The Ways and Means Committee of the Senate has proposed amendments on the Tax Incentives Management and Transparency Act (Timta), which include the conduct of cost-benefit analysis on investment schemes.
Under the amendment, the National Economic and Development Authority (Neda) is mandated to conduct an annual cost-benefit analysis on the investment incentives to determine the impact of tax incentives on the economy.
“This will allow policy-makers to make better decisions in crafting or revising laws; in overseeing the implementation of existing investment-related laws; and in managing the nation’s finances,” said Sen. Juan Edgardo M. Angara, committee chairman and sponsor of the Timta bill.
All heads of the investment-promotion agencies (IPAs) must submit to the Neda investment-related data, which will include the list of registered business entities, investment projects, investment cost, actual employment and export earnings. For tax incentives data, the Department of Finance (DOF) will furnish Neda a copy of the reports submitted by the Bureau of Internal Revenue (BIR) and the Bureau of Customs.
As for the monitoring of tax incentives information, Angara proposed an amendment mandating the DOF to submit to the Department of Budget and Management (DBM) the following data: actual amount of tax incentives availed by registered business entities; estimate claims of tax incentives immediately preceding the current year; programmed tax incentives for the current year; and the projected tax incentives for the following year.

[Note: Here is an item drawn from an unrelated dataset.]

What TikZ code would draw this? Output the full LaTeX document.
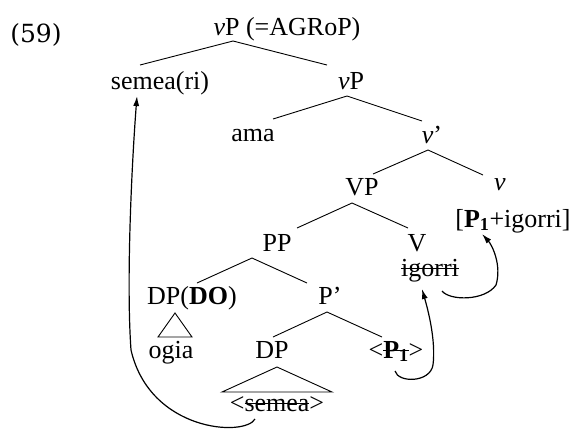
\documentclass[tikz,border=0pt]{standalone}
\usepackage{fontspec}
\setmainfont{Liberation Serif}
\newfontfamily\exfont{DejaVu Serif}
\usetikzlibrary{arrows.meta}
% struck-out text
\newcommand\strk[1]{\setbox0\hbox{#1}\rlap{\copy0}\rule[0.27em]{\wd0}{0.05em}}

\begin{document}
\begin{tikzpicture}[x=1pt,y=-1pt,
    lab/.style={anchor=base,inner sep=0pt,font=\fontsize{26}{30}\selectfont},
    branch/.style={line width=0.9pt},
    move/.style={line width=1.2pt,-{Latex[length=10pt,width=6pt]}}]
    \useasboundingbox (0,0) rectangle (570,432);
    \node[anchor=base,inner sep=0pt,font=\exfont\fontsize{25}{30}\selectfont] (ex) at (36,42) {(59)};
    % the labels
    \node[lab] (top) at (287,35) {\textit{v}P (=AGRoP)};
    \node[lab] (semeari) at (160,89) {semea(ri)};
    \node[lab] (vP2) at (351,89) {\textit{v}P};
    \node[lab] (ama) at (253,141) {ama};
    \node[lab] (vbar) at (432,143) {\textit{v}’};
    \node[lab] (VP) at (362,195) {VP};
    \node[lab] (v) at (500,190) {\textit{v}};
    \node[lab] (vP1) at (513,227) {[\textbf{P}\textsubscript{\textbf{1}}+igorri]};
    \node[lab] (PP) at (277,251) {PP};
    \node[lab] (V) at (417,251) {V};
    \node[lab] (igorri) at (430,276) {\strk{igorri}};
    \node[lab] (DPDO) at (192,304) {DP(\textbf{DO})};
    \node[lab] (Pbar) at (330,304) {P’};
    \node[lab] (ogia) at (171,358) {ogia};
    \node[lab] (DP) at (272,358) {DP};
    \node[lab] (P1) at (396,358) {<\strk{\textbf{P}\textsubscript{\textbf{1}}}>};
    \node[lab] (semea) at (277,411) {<\strk{semea}>};
    % branches
    \draw[branch] ([shift={(-54,6)}]top.base) -- ([shift={(-20,-24)}]semeari.base);
    \draw[branch] ([shift={(-54,6)}]top.base) -- ([shift={(-24,-24)}]vP2.base);
    \draw[branch] ([shift={(-4,7)}]vP2.base) -- ([shift={(20,-22)}]ama.base);
    \draw[branch] ([shift={(-4,7)}]vP2.base) -- ([shift={(-10,-22)}]vbar.base);
    \draw[branch] ([shift={(-4,7)}]vbar.base) -- ([shift={(11,-21)}]VP.base);
    \draw[branch] ([shift={(-4,7)}]vbar.base) -- ([shift={(-17,-15)}]v.base);
    \draw[branch] ([shift={(-10,8)}]VP.base) -- ([shift={(20,-23)}]PP.base);
    \draw[branch] ([shift={(-10,8)}]VP.base) -- ([shift={(-9,-23)}]V.base);
    \draw[branch] ([shift={(-25,7)}]PP.base) -- ([shift={(5,-21)}]DPDO.base);
    \draw[branch] ([shift={(-25,7)}]PP.base) -- ([shift={(-23,-21)}]Pbar.base);
    \draw[branch] ([shift={(-3,8)}]Pbar.base) -- ([shift={(1,-21)}]DP.base);
    \draw[branch] ([shift={(-3,8)}]Pbar.base) -- ([shift={(-14,-21)}]P1.base);
    % triangles
    \draw[branch] ([shift={(-17,9)}]DPDO.base) -- ([shift={(-13,-21)}]ogia.base) -- ([shift={(21,-21)}]ogia.base) -- cycle;
    \draw[branch] ([shift={(5,9)}]DP.base) -- ([shift={(-50,34)}]DP.base) -- ([shift={(60,34)}]DP.base) -- cycle;
    % movement arrows
    \draw[move] ([shift={(-22,8)}]semea.base) .. controls (245,437) and (150,432) .. (131,350)
        .. controls (126,280) and (132,160) .. ([shift={(-23,7)}]semeari.base);
    \draw[move] ([shift={(-1,13)}]P1.base) .. controls (398,383) and (430,383) .. (433,365)
        .. controls (436,340) and (428,310) .. ([shift={(-8,13)}]igorri.base);
    \draw[move] ([shift={(12,15)}]igorri.base) .. controls (450,301) and (485,301) .. (496,285)
        .. controls (502,265) and (492,245) .. ([shift={(-31,7)}]vP1.base);
\end{tikzpicture}
\end{document}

The Department of Trade and Industry and the country’s various IPAs have opposed the said provision during a House of Representatives hearing last week and questioned the authority of the DOF to project tax incentives.
For transparency purposes, the data and information will be reflected by the DBM in the annual Budget of Expenditures and Sources of Financing (BESF), which would be known as the Tax Incentives Information (TII) section.
Angara said in a statement that the TII will be limited to the aggregate data related to incentives availed of by registered business entities based on the submissions of the DOF and the concerned IPAs, categorized by sector, by IPA and type of incentive.
The DBM will submit the BESF to the President and to the chairmen of the committees on Finance and Appropriations of the Senate and the House of Representatives, respectively.
“The proposed Timta does not, in any way, diminish or limit the amount of incentives that IPAs may grant pursuant to their charters and existing laws, or prevent, deter or delay the promotion and regulation of investments, processing of applications of registrations and evaluation of entitlement of incentives by IPAs,” Angara said.
Penalties for noncompliance with reportorial and filing requirements were also amended, wherein repeated violations will be penalized with the cancellation of the registration of the business entity.
Meanwhile, any government official or employee who fails to provide or furnish data or information as required under this law will also be penalized.
All proposed committee amendments, which are mostly based on the DTI-DOF agreed version on Timta, were approved in the plenary, and the senators will then propose their individual amendments before voting for its approval on second and third reading.
“Fiscal incentives cannot be evaluated in a vacuum. We need to better monitor the fiscal incentives we give to ensure that the revenue we forgo actually leads to more investments and high-income jobs,” Angara said.
The House of Representatives’ version of Timta is based on the Senate version, and no major differences have thus far been introduced by either chamber. However, House Committee Chairman for Ways and Means Rep. Romero S. Quimbo has spoken out against the Board of Investments’ (BOI) authority to validate incentive claims.
In a hearing last week, Quimbo aired his intention to remove the power of the BOI to validate incentive claims of its registered enterprises, suggesting the validation of incentive availment given to the BIR.